9. Вс. Иванов – А. М. Горькому

*

25 сентября 1926, Москва

Дорогой Алексей Максимович, – благодарю за ответ. Вашего письма с извещением о получении моих книг не получал, лучше всего, думаю, посылать мне письма заказными, а то жадно письмами интересуются на почте, и я, кажется, не получил от Вас всего трех писем. Обидно.

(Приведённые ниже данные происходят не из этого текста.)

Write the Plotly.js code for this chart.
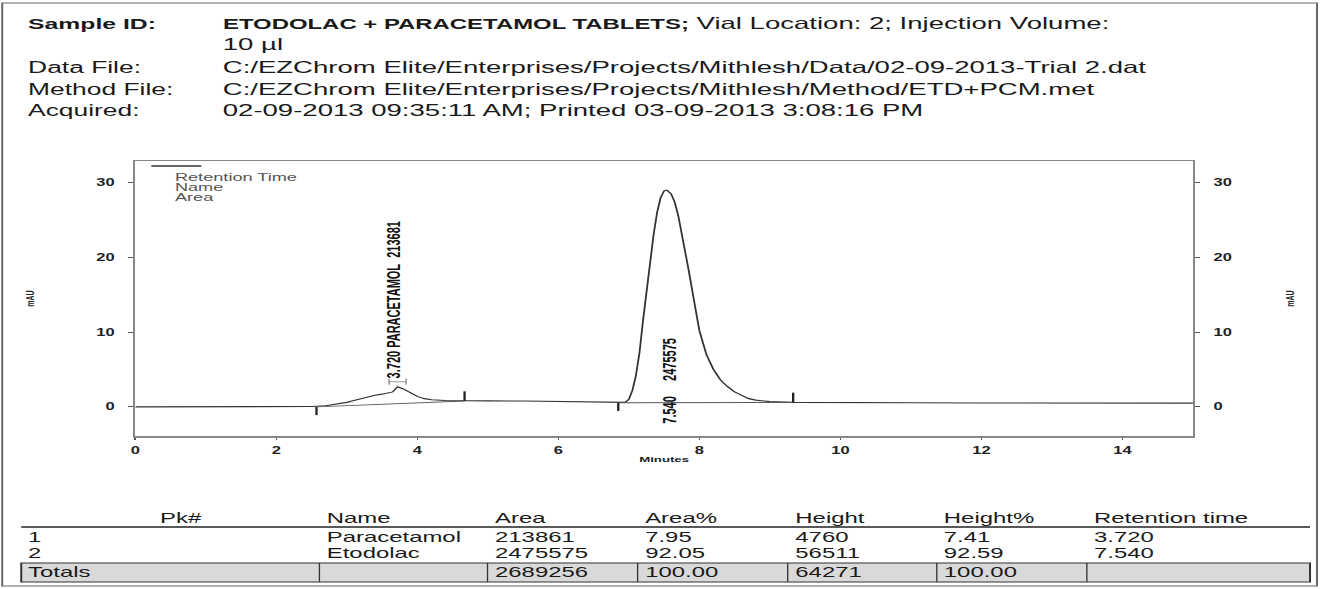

Два дня назад шла в «Художественном» «Белая гвардия». На пьесу теперь нападки злющие, хотят запретить. Пьеса ж не пьеса Шекспира или Гоголя, но будет иметь большое общественное значение вроде «Власти тьмы» и смешно было смотреть, как мы возвращаемся ко временам Карамзинской Лизы, ибо вся соль пьесы в том, что – «мужики тоже могут чувствовать». Играют молодые актеры – поразительно. Радек, самодовольный как всегда, сказал на все фойе – «я согласен с цензурой. Это ловко сделанная контрреволюционная вещь» – сказал и отошел от нас, ибо ему не только не хотелось, видно, слушать наши возражения, но он и не мог нас слушать, настолько он привык слушать себя.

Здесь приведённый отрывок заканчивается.